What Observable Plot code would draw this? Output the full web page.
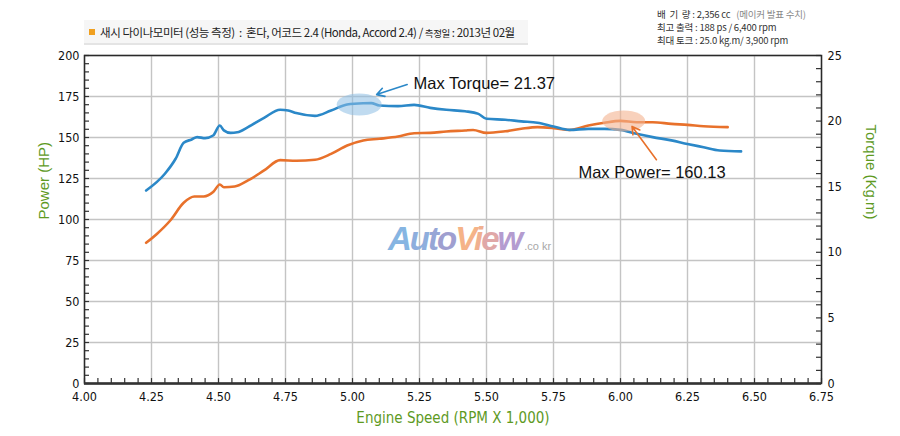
<!DOCTYPE html>
<html>
<head>
<meta charset="utf-8">
<script src="https://cdn.jsdelivr.net/npm/d3@7"></script>
<script src="https://cdn.jsdelivr.net/npm/@observablehq/plot@0.6"></script>
<style>
  html, body { margin: 0; padding: 0; background: #fff; }
  #fg { position: absolute; left: 0; top: 0; }
  #band { position: absolute; left: 84px; top: 20px; width: 444px; height: 23px;
          background: #f6f6f6; border-bottom: 2px solid #e4e4e4; }
  #title { position: absolute; left: 89px; top: 24px; font-family: "Noto Sans CJK KR", "Noto Sans", sans-serif;
           font-size: 11.5px; color: #222; white-space: nowrap; letter-spacing: -0.45px; }
  #title .sq { display: inline-block; width: 6px; height: 6px; background: #f0a020; margin-right: 5px; vertical-align: 2px; }
  #title .sm { font-size: 9.5px; }
  #info { position: absolute; left: 657px; top: 8px; font-family: "Noto Sans CJK KR", "Noto Sans", sans-serif;
          font-size: 9.5px; line-height: 13px; color: #333; white-space: nowrap; letter-spacing: -0.2px; }
  #info .lt { color: #888; }
  #wm { position: absolute; left: 388px; top: 220px; white-space: nowrap;
        font-family: "Liberation Sans", Arial, sans-serif; font-weight: bold; font-style: italic; font-size: 33px; letter-spacing: -2px; }
  #wm .c { font-size: 11px; color: #a8a8a8; font-style: normal; font-weight: normal; letter-spacing: 0; margin-left: 3px; }
</style>
</head>
<body>
<div id="bg"></div>
<div id="band"></div>
<div id="title"><span class="sq"></span>새시 다이나모미터 (성능 측정) &nbsp;:&nbsp; 혼다, 어코드 2.4 (Honda, Accord 2.4) / <span class="sm">측정일</span> : 2013년 02월</div>
<div id="info">
  <div>배&nbsp; 기&nbsp; 량 : 2,356 cc &nbsp; <span class="lt">(메이커 발표 수치)</span></div>
  <div>최고 출력 : 188 ps / 6,400 rpm</div>
  <div>최대 토크 : 25.0 kg.m/ 3,900 rpm</div>
</div>
<div id="wm"><span style="color:#86b5e2">A</span><span style="color:#8eaedd">u</span><span style="color:#97a6d6">t</span><span style="color:#9f9fd0">o</span><span style="color:#f5b388">V</span><span style="color:#f0b090">i</span><span style="color:#e0a8a8">e</span><span style="color:#b49cd0">w</span><span class="c">.co kr</span></div>
<div id="fg"></div>
<script>
// ---- data ----
const powerRpm = [4.23,4.27,4.32,4.37,4.41,4.445,4.48,4.505,4.52,4.56,4.61,4.67,4.73,4.79,4.86,4.92,4.98,5.04,5.10,5.17,5.23,5.29,5.35,5.42,5.45,5.50,5.57,5.63,5.69,5.75,5.81,5.88,5.94,6.00,6.06,6.12,6.19,6.25,6.31,6.40];
const powerHp  = [85.8,91.2,99.4,110.2,114.0,114.0,116.7,121.3,119.7,120.1,123.8,129.9,136.2,135.8,136.4,140.0,145.1,148.2,149.2,150.6,152.6,152.8,153.7,154.3,154.6,152.8,153.8,155.3,156.3,155.7,154.6,157.3,159.0,160.13,159.3,159.3,158.3,157.7,156.9,156.3];
const torqueRpm = [4.23,4.30,4.34,4.37,4.40,4.42,4.45,4.48,4.505,4.52,4.545,4.57,4.61,4.67,4.73,4.76,4.79,4.86,4.92,4.98,5.04,5.07,5.10,5.17,5.23,5.29,5.35,5.42,5.47,5.50,5.57,5.63,5.69,5.75,5.81,5.88,5.94,6.00,6.06,6.12,6.19,6.25,6.31,6.37,6.45];
const torqueKgm = [14.71,15.99,17.13,18.35,18.60,18.78,18.70,18.90,19.66,19.29,19.10,19.15,19.54,20.25,20.86,20.81,20.61,20.40,20.81,21.26,21.36,21.37,21.19,21.14,21.24,21.01,20.86,20.75,20.55,20.18,20.10,19.98,19.88,19.59,19.33,19.41,19.41,19.33,19.03,18.78,18.53,18.26,18.01,17.76,17.69];
const xTicks = [4.00,4.25,4.50,4.75,5.00,5.25,5.50,5.75,6.00,6.25,6.50,6.75];
const powerTicks = [0,25,50,75,100,125,150,175,200];
const torqueTicks = [0,5,10,15,20,25];

// ---- derived ----
const K = d3.max(powerTicks) / d3.max(torqueTicks); // HP per kg.m on the shared vertical scale
const power = powerRpm.map((x, i) => ({x, y: powerHp[i]}));
const torque = torqueRpm.map((x, i) => ({x, y: torqueKgm[i] * K, v: torqueKgm[i]}));
const tPeak = d3.greatest(torque, d => d.y);
const pPeak = d3.greatest(power, d => d.y);

const xmin = 4, xmax = 6.75, ymin = 0, ymax = 200, tickDx = 0.0187, tickDy = 3.0;
const xMinor = d3.range(xmin, xmax + 1e-4, 0.05);
const yMinor = d3.range(ymin, ymax + 0.01, 5);
const tMinor = d3.range(0, 25.01, 1).map(d => d * K);

const BLUE = "#2b88c8", ORANGE = "#e8712b", GREEN = "#5e9a1f", GRID = "#c4c4c4", INK = "#333";
const tickFont = "'Liberation Sans Narrow','DejaVu Sans Condensed','Roboto',sans-serif";
const layout = {width: 900, height: 436, marginTop: 55, marginBottom: 53, marginLeft: 84, marginRight: 79};

// ---- background: grid, ticks, axes, frame ----
const bg = Plot.plot({
  ...layout,
  x: {domain: [xmin, xmax]},
  y: {domain: [ymin, ymax]},
  style: {fontFamily: tickFont, fontSize: "12.5px", color: "#111", overflow: "visible"},
  marks: [
    Plot.ruleX(xTicks, {x: d => d, stroke: GRID, strokeWidth: 1.4}),
    Plot.ruleY(powerTicks, {y: d => d, stroke: GRID, strokeWidth: 1.4}),
    Plot.axisX(xTicks, {tickSize: 0, tickPadding: 9, tickFormat: d3.format(".2f"), label: null}),
    Plot.axisY(powerTicks, {anchor: "left", tickSize: 0, tickPadding: 5, label: null}),
    Plot.axisY(torqueTicks.map(t => t * K), {anchor: "right", tickSize: 0, tickPadding: 6, label: null, tickFormat: d => d / K}),
    Plot.ruleX(xMinor, {x: d => d, y1: ymin, y2: ymin + tickDy, stroke: INK, strokeWidth: 1.2}),
    Plot.ruleY(yMinor, {y: d => d, x1: xmin, x2: xmin + tickDx, stroke: INK, strokeWidth: 1.2}),
    Plot.ruleY(tMinor, {y: d => d, x1: xmax - tickDx, x2: xmax, stroke: INK, strokeWidth: 1.2}),
    Plot.frame({stroke: "#2a2a2a", strokeWidth: 1.5}),
    Plot.ruleY([ymin], {stroke: INK, strokeWidth: 2.6})
  ]
});
document.getElementById("bg").appendChild(bg);

// ---- foreground: curves and annotations ----
const ellipse = {
  draw(ctx, size) {
    const r = Math.sqrt(size / Math.PI), a = 2.05 * r, b = r, k = 0.5523;
    ctx.moveTo(a, 0);
    ctx.bezierCurveTo(a, b * k, a * k, b, 0, b);
    ctx.bezierCurveTo(-a * k, b, -a, b * k, -a, 0);
    ctx.bezierCurveTo(-a, -b * k, -a * k, -b, 0, -b);
    ctx.bezierCurveTo(a * k, -b, a, -b * k, a, 0);
    ctx.closePath();
  }
};
const sans = "'Liberation Sans',Arial,sans-serif";
const fg = Plot.plot({
  ...layout,
  x: {domain: [xmin, xmax], axis: null},
  y: {domain: [ymin, ymax], axis: null},
  style: {fontFamily: sans, background: "transparent", overflow: "visible"},
  marks: [
    Plot.line(power, {x: "x", y: "y", stroke: ORANGE, strokeWidth: 2.6, curve: "monotone-x"}),
    Plot.line(torque, {x: "x", y: "y", stroke: BLUE, strokeWidth: 2.6, curve: "monotone-x"}),
    Plot.dot([tPeak], {x: d => d.x - 0.045, y: d => d.y - 0.8, r: 11, symbol: ellipse, fill: "#8dbde3", fillOpacity: 0.55, stroke: "none"}),
    Plot.dot([pPeak], {x: d => d.x + 0.012, y: d => d.y, r: 10.5, symbol: ellipse, fill: "#f4b28f", fillOpacity: 0.6, stroke: "none"}),
    Plot.arrow([tPeak], {x1: d => d.x + 0.134, y1: d => d.y + 11.3, x2: d => d.x + 0.02, y2: d => d.y + 5.2, stroke: BLUE, strokeWidth: 1.6, headLength: 8}),
    Plot.arrow([pPeak], {x1: d => d.x + 0.134, y1: d => d.y - 23.7, x2: d => d.x + 0.043, y2: d => d.y - 3.4, stroke: ORANGE, strokeWidth: 1.6, headLength: 8}),
    Plot.text([tPeak], {x: d => d.x + 0.158, y: d => d.y + 11.9, text: d => `Max Torque= ${d.v.toFixed(2)}`, textAnchor: "start", fontSize: 16.5, fill: "#111"}),
    Plot.text([pPeak], {x: d => d.x - 0.157, y: d => d.y - 31.4, text: d => `Max Power= ${d.y.toFixed(2)}`, textAnchor: "start", fontSize: 16.5, fill: "#111"}),
    Plot.text(["Power (HP)"], {frameAnchor: "left", dx: -40, rotate: -90, fill: GREEN, fontSize: 15}),
    Plot.text(["Torque (Kg.m)"], {frameAnchor: "right", dx: 49, rotate: 90, fill: GREEN, fontSize: 15}),
    Plot.text(["Engine Speed (RPM X 1,000)"], {frameAnchor: "bottom", dy: 39, fill: GREEN, fontSize: 15, fontFamily: tickFont})
  ]
});
document.getElementById("fg").appendChild(fg);
</script>
</body>
</html>
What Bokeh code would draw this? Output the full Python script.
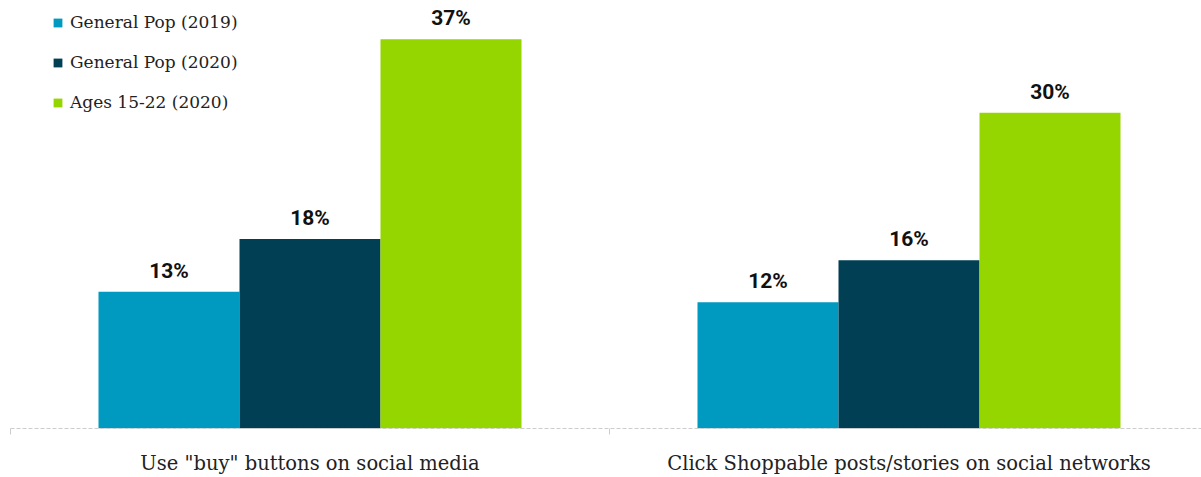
from bokeh.plotting import figure
from bokeh.models import ColumnDataSource, Range1d, FixedTicker, LabelSet, Legend, LegendItem
from bokeh.core.properties import value
from bokeh.transform import dodge
from bokeh.embed import file_html
from bokeh.resources import INLINE

categories = ['Use "buy" buttons on social media', 'Click Shoppable posts/stories on social networks']
series_names = ["General Pop (2019)", "General Pop (2020)", "Ages 15-22 (2020)"]
gen_2019 = [13, 12]
gen_2020 = [18, 16]
ages_2020 = [37, 30]
colors = ["#0099c0", "#013f54", "#96d600"]

centers = [i + 0.5 for i in range(len(categories))]
data = dict(x=centers, s0=gen_2019, s1=gen_2020, s2=ages_2020)
for k in ["s0", "s1", "s2"]:
    data[k + "_lbl"] = ["%d%%" % v for v in data[k]]
src = ColumnDataSource(data)

W, H = 1201, 477
p = figure(width=W, height=H, output_backend="svg", toolbar_location=None,
           x_range=Range1d(0, 1191 / 599.0), y_range=Range1d(0, 430 / 10.57),
           min_border_left=10, min_border_right=0, min_border_top=0, min_border_bottom=47)
p.outline_line_color = None
p.xgrid.visible = False
p.ygrid.visible = False
p.yaxis.visible = False
p.background_fill_color = "white"
p.border_fill_color = "white"

bw = 0.2354
offsets = [-bw, 0, bw]
items = []
for j, key in enumerate(["s0", "s1", "s2"]):
    r = p.vbar(x=dodge("x", offsets[j], range=p.x_range), top=key, bottom=0, width=bw,
               source=src, fill_color=colors[j], line_color=None)
    items.append(LegendItem(label=series_names[j], renderers=[r]))
    lbl = LabelSet(x=dodge("x", offsets[j], range=p.x_range), y=key, text=key + "_lbl",
                   source=src, text_align="center", text_baseline="middle", y_offset=21,
                   text_font=value("Roboto"), text_font_style="bold", text_font_size="21px",
                   text_color="#111111")
    p.add_layout(lbl)

legend = Legend(items=items, location=(42, 316), orientation="vertical",
                glyph_width=11, glyph_height=11, label_height=20, spacing=20,
                padding=0, margin=0, border_line_color=None, background_fill_alpha=0,
                label_text_font="DejaVu Serif", label_text_font_size="17px",
                label_text_color="#222222", label_standoff=7)
p.add_layout(legend)

ax = p.xaxis[0]
ax.ticker = FixedTicker(ticks=centers, minor_ticks=[0, 1, 2])
ax.major_label_overrides = {c: categories[i] for i, c in enumerate(centers)}
ax.major_tick_line_color = None
ax.major_tick_out = 0
ax.major_tick_in = 0
ax.minor_tick_line_color = "#cccccc"
ax.minor_tick_out = 6
ax.minor_tick_in = 0
ax.axis_line_color = "#cccccc"
ax.axis_line_dash = "4 2"
ax.major_label_standoff = 17
ax.major_label_text_font = "DejaVu Serif"
ax.major_label_text_font_size = "19.5px"
ax.major_label_text_color = "#222222"

open("out.html", "w").write(file_html(p, INLINE))
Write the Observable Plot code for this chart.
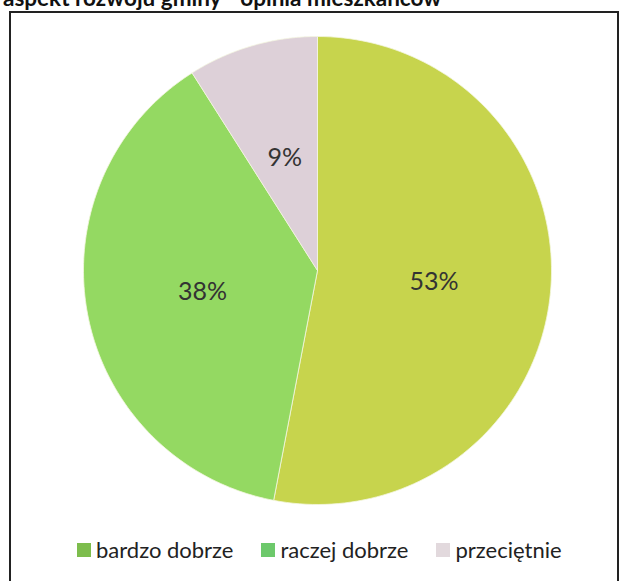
<!DOCTYPE html>
<html>
<head>
<meta charset="utf-8">
<script src="https://cdn.jsdelivr.net/npm/d3@7"></script>
<script src="https://cdn.jsdelivr.net/npm/@observablehq/plot@0.6"></script>
<style>
  html, body { margin: 0; padding: 0; background: #fff; }
  body { width: 619px; height: 581px; position: relative; overflow: hidden; font-family: Lato, "Open Sans", sans-serif; }
  #title { position: absolute; left: 3px; top: -17px; font-size: 22.5px; font-weight: bold; color: #111; white-space: nowrap; line-height: 30px; }
  #frame { position: absolute; left: 9px; top: 11px; width: 606px; height: 600px; border: 2px solid #222; border-bottom: none; }
  #chart { position: absolute; left: 83px; top: 36px; }
  #legend { position: absolute; top: 536px; left: 77px; display: flex; align-items: center; font-size: 22px; color: #222; }
  #legend .item { display: flex; align-items: center; margin-right: 28px; }
  #legend .sw { width: 14px; height: 14px; margin-right: 5px; }
</style>
</head>
<body>
<div id="title">aspekt rozwoju gminy - opinia mieszkańców</div>
<div id="frame"></div>
<div id="chart"></div>
<div id="legend"></div>
<script>
const categories = ["bardzo dobrze", "raczej dobrze", "przeciętnie"];
const values = [53, 38, 9];
const labels = ["53%", "38%", "9%"];
const sliceColors = ["#c7d44d", "#94d962", "#ddd0d8"];
const legendColors = ["#7dbd4d", "#6dc96b", "#e2d9dd"];

const pie = d3.pie().sort(null).value(d => d.value)(
  categories.map((c, i) => ({category: c, value: values[i], label: labels[i]}))
);

const pts = [];
pie.forEach(a => {
  const n = 120;
  pts.push({category: a.data.category, x: 0, y: 0});
  for (let k = 0; k <= n; k++) {
    const t = a.startAngle + (a.endAngle - a.startAngle) * k / n;
    pts.push({category: a.data.category, x: Math.sin(t), y: Math.cos(t)});
  }
  pts.push({category: a.data.category, x: 0, y: 0});
});
const labelPts = pie.map(a => {
  const m = (a.startAngle + a.endAngle) / 2;
  return {label: a.data.label, x: 0.5 * Math.sin(m), y: 0.5 * Math.cos(m)};
});

const size = 468;
const chart = Plot.plot({
  width: size, height: size, margin: 0,
  x: {domain: [-1, 1], axis: null},
  y: {domain: [-1, 1], axis: null},
  color: {domain: categories, range: sliceColors},
  marks: [
    Plot.line(pts, {x: "x", y: "y", z: "category", fill: "category", stroke: "#f4f6e0", strokeWidth: 0.8, curve: "linear"}),
    Plot.text(labelPts, {x: "x", y: "y", text: "label", fontSize: 25, fill: "#333", fontFamily: "Lato, sans-serif"})
  ],
  style: {background: "transparent", overflow: "visible"}
});
document.getElementById("chart").appendChild(chart);

const legend = document.getElementById("legend");
categories.forEach((c, i) => {
  const it = document.createElement("div");
  it.className = "item";
  const sw = document.createElement("div");
  sw.className = "sw";
  sw.style.background = legendColors[i];
  const tx = document.createElement("span");
  tx.textContent = c;
  it.appendChild(sw); it.appendChild(tx);
  legend.appendChild(it);
});
</script>
</body>
</html>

------------------------------------------------

> _SET EXERCISE_:
Leaving out all pictures, set down exactly the lines of the material above, from the line with "What Bokeh code" to the line with "from bokeh.resources import INLINE" inclusive, and no others.

> _SOLUTION TO THIS PROBLEM_:
What Bokeh code would draw this? Output the full Python script.
from bokeh.plotting import figure
from bokeh.models import ColumnDataSource, Range1d, FixedTicker, LabelSet, Legend, LegendItem
from bokeh.core.properties import value
from bokeh.transform import dodge
from bokeh.embed import file_html
from bokeh.resources import INLINE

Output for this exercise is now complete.